Sharada Iyer, Tennis With An Accent

If a tennis player were to be equated with the moon, and the lunar phases seen as the waxing and waning of their career, there are two players whose career arcs fit this analogy, currently. One is Carlos Alcaraz and the other is his compatriot, Rafael Nadal. Quirkily, this correlation began at the 2023 Australian Open.

Alcaraz missed the start of the season, including the first Major of the year Down Under after having injured his right hamstring in the offseason. Thereafter, and especially in these past weeks, the former’s trajectory was marked by a stack of successes like the peaking moon. The Murcia native, who recently turned 20, has either made the semifinals or the final of each tournament he’s played this year, starting at the Buenos Aires Open in February extending to the Mutua Madrid Open he won on Sunday.

In total, Alcaraz’s collected three titles and has lost just the one final, to Cameron Norrie in Buenos Aires. By winning in Madrid, he only needs to make an appearance at the Italian Open the following week to regain the No. 1 ranking spot for the second time this year. Earlier, the 2022 US Open champion had wrested the top place in the rankings from Novak Djokovic for a brief while after his victory in Indian Wells in March.

On the other hand, Alcaraz’s older-by-16-years compatriot, Nadal, who did get to start the year in Australia, has had quite a significant downturn. The Mallorcan started his season in Australia as the then defending champion in Melbourne Park. However, Mackenzie McDonald upset him in the second round after which Nadal announced he picked up a hip injury. But while the 36-year-old expected to be out of commission for merely a handful of weeks, he’s been left unable to compete for almost the entirety of the clay season due to the slow progress of his rehab.

Week in and week out, Nadal’s apology-laden messages pop in on social media channels. The messages begin the same way, “Hola a todos” – Hello, everyone – before delving into his absence in the tournament that’s set to start next. The seriousness of Nadal’s physical woes has only been exacerbated with each additional withdrawal, with him pulling out of the Rome Open coming across as the gravest of them all.

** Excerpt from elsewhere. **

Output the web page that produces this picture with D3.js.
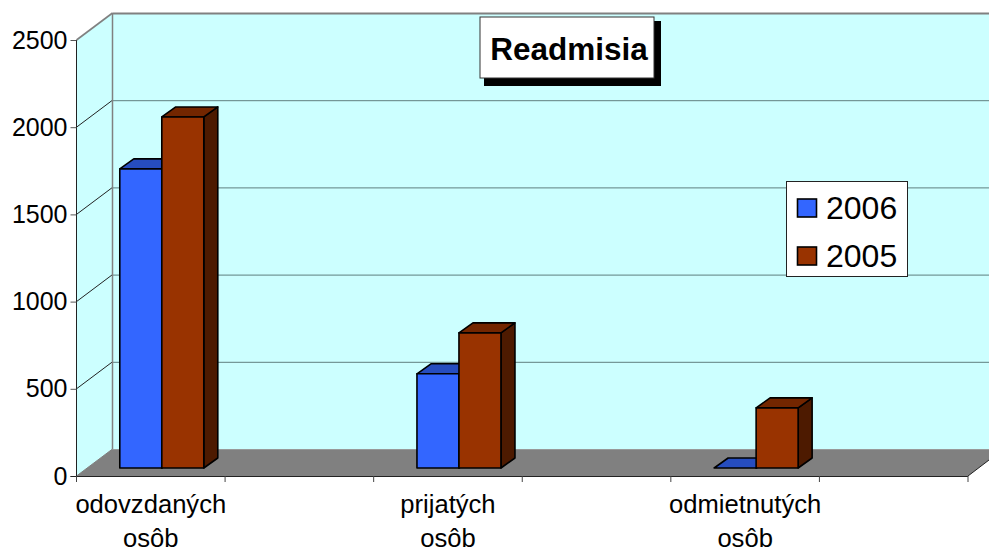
<!DOCTYPE html>
<html><head><meta charset="utf-8">
<script src="https://cdn.jsdelivr.net/npm/d3@7"></script>
<style>html,body{margin:0;padding:0;background:#fff;overflow:hidden}svg{display:block}text{font-family:"Liberation Sans",Arial,sans-serif;fill:#000}</style>
</head><body><svg id="c" width="989" height="548"></svg>
<script>
const categories = ["odovzdaných osôb", "", "prijatých osôb", "", "odmietnutých osôb", ""];
const seriesNames = ["2006", "2005"];
const values2006 = [1715, null, 540, null, 0, null];
const values2005 = [2013, null, 775, null, 345, null];
const yTicks = [0, 500, 1000, 1500, 2000, 2500];
const colors = {"2006": ["#3366ff", "#264dbf", "#1a3380"], "2005": ["#993300", "#732600", "#4d1a00"]};

const svg = d3.select("#c");
const W = 989;
const depth = {x: 36, y: 27}, barDepth = {x: 14, y: 10}, barOff = {x: 11, y: 8};
const x = d3.scaleBand().domain(d3.range(categories.length)).range([76.5, 968]);
const xInner = d3.scaleBand().domain(seriesNames).range([-42, 42]);
const y = d3.scaleLinear().domain([0, 2500]).range([476, 40]);
const pts = a => a.map(p => p.join(",")).join(" ");
const x0 = x.range()[0], x1 = x.range()[1];
const dx = depth.x, dy = depth.y;

// walls
svg.append("polygon").attr("points", pts([[x0, y(0)], [x0, y(2500)], [x0+dx, y(2500)-dy], [x0+dx, y(0)-dy]])).attr("fill", "#ccffff");
svg.append("rect").attr("x", x0+dx).attr("y", y(2500)-dy).attr("width", W-x0-dx).attr("height", y(0)-y(2500)).attr("fill", "#ccffff");
// floor
svg.append("polygon").attr("points", pts([[x0, y(0)], [x0+dx, y(0)-dy], [W, y(0)-dy], [W, y(0)-dy+11], [x1, y(0)]])).attr("fill", "#808080");

// gridlines
yTicks.forEach(t => {
  const top = t === 2500, bot = t === 0;
  svg.append("line").attr("x1", x0).attr("y1", y(t)).attr("x2", x0+dx).attr("y2", y(t)-dy)
    .attr("stroke", top || bot ? "#808080" : "#222").attr("stroke-width", top ? 1.6 : 1);
  svg.append("line").attr("x1", x0+dx).attr("y1", y(t)-dy+.5).attr("x2", W).attr("y2", y(t)-dy+.5)
    .attr("stroke", top ? "#808080" : (bot ? "#999" : "#5f7f7f")).attr("stroke-width", top ? 2 : 1);
});
svg.append("line").attr("x1", x0+dx).attr("y1", y(2500)-dy).attr("x2", x0+dx).attr("y2", y(0)-dy).attr("stroke", "#808080").attr("stroke-width", 1.5);
svg.append("line").attr("x1", x1).attr("y1", y(0)).attr("x2", W).attr("y2", y(0)-16).attr("stroke", "#222").attr("stroke-width", 1);

// bars
[["2006", values2006], ["2005", values2005]].forEach(([name, vals]) => {
  const [front, topc, side] = colors[name];
  vals.forEach((v, i) => {
    if (v === null) return;
    const cx = x(i) + x.bandwidth()/2 + barOff.x;
    const l = cx + xInner(name), r = l + xInner.bandwidth();
    const b = y(0) - barOff.y, t = y(v) - barOff.y;
    const g = svg.append("g").attr("stroke", "#000").attr("stroke-width", 1.6).attr("stroke-linejoin", "round");
    g.append("polygon").attr("points", pts([[r, b], [r, t], [r+barDepth.x, t-barDepth.y], [r+barDepth.x, b-barDepth.y]])).attr("fill", side);
    g.append("polygon").attr("points", pts([[l, t], [l+barDepth.x, t-barDepth.y], [r+barDepth.x, t-barDepth.y], [r, t]])).attr("fill", topc);
    g.append("rect").attr("x", l).attr("y", t).attr("width", r-l).attr("height", b-t).attr("fill", front);
  });
});

// axes
const yAxis = d3.axisLeft(y).tickValues(yTicks).tickFormat(d3.format("d")).tickSize(6).tickPadding(3);
const ya = svg.append("g").attr("transform", `translate(${x0},0)`).call(yAxis);
ya.selectAll("text").attr("font-size", 25).style("font-family", '"Liberation Sans",Arial,sans-serif');
ya.selectAll("line").attr("stroke", "#555");
ya.select(".domain").attr("stroke", "#222").attr("d", `M0,${y(2500)}V${y(0)}`);

svg.append("line").attr("x1", x0-6).attr("x2", x1).attr("y1", y(0)+.5).attr("y2", y(0)+.5).attr("stroke", "#222");
d3.range(categories.length + 1).forEach(i => {
  const px = i < categories.length ? x(i) : x1;
  svg.append("line").attr("x1", px).attr("x2", px).attr("y1", y(0)).attr("y2", y(0)+6).attr("stroke", "#444");
});
categories.forEach((c, i) => {
  if (!c) return;
  c.split(" ").forEach((w, k) => {
    svg.append("text").attr("x", x(i)+x.bandwidth()/2).attr("y", 513 + k*34)
      .attr("text-anchor", "middle").attr("font-size", 25.6).text(w);
  });
});

// title
svg.append("rect").attr("x", 484).attr("y", 21).attr("width", 177).attr("height", 65).attr("fill", "#000");
svg.append("rect").attr("x", 480).attr("y", 17).attr("width", 174).attr("height", 61).attr("fill", "#fff").attr("stroke", "#333");
svg.append("text").attr("x", 569).attr("y", 60).attr("text-anchor", "middle").attr("font-size", 31.5).attr("font-weight", "bold").text("Readmisia");

// legend
svg.append("rect").attr("x", 786.5).attr("y", 181.5).attr("width", 121).attr("height", 95).attr("fill", "#fff").attr("stroke", "#222");
seriesNames.forEach((n, i) => {
  svg.append("rect").attr("x", 797.5).attr("y", 199 + i*48).attr("width", 19).attr("height", 18).attr("fill", colors[n][0]).attr("stroke", "#000").attr("stroke-width", 1.6);
  svg.append("text").attr("x", 826).attr("y", 219 + i*48).attr("font-size", 32).text(n);
});
</script></body></html>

Nadal’s a 10-time champion in the Italian Masters 1000 tournament. As such, it took a significant turning of history’s pages to find out when he hadn’t featured among the playing field there, prior to now. It turns out the last time Rafael Nadal didn’t play in Rome was in 2004, 19 years ago. Alcaraz was only about a year old.

Then, between 2004 and 2023, Nadal has seen generations of players emerge as his competitors and rivals and has tamed them. Alongside this, the 22-time Grand Slam champion also bested Roger Federer – the player who was regarded as the greatest while he was making his surge while keeping himself in contention against a rival of his generation, Novak Djokovic.

Times have truly changed. For several of these intervening years, Nadal dealt with a variety of injuries. But he was able to regroup and recover mentally and physically to do well and maintain his place among the world’s 10 best for about 18 years, since making his debut there in 2005. Now, even as he tries to make one final push to play the French Open this year the possibility of his non-participation posing direr consequences for him in the rankings, the territory he’s in feels largely unfamiliar despite its familiarity.

Alcaraz continually finding his momentum and peak at about the same time feels like some kind of checks and balance in the working of the tennis universe. It’s felt and experienced by its audiences and is still, inexplicable.

Likewise, this inexplicability isn’t a one-off occurrence but a theme that’s been repeated across eras. This cresting of one player coinciding with the ebbing of another makes tennis analogous with the moon heightening the sport’s relevance, creating a bigger spectacle than how it has usually been regarded.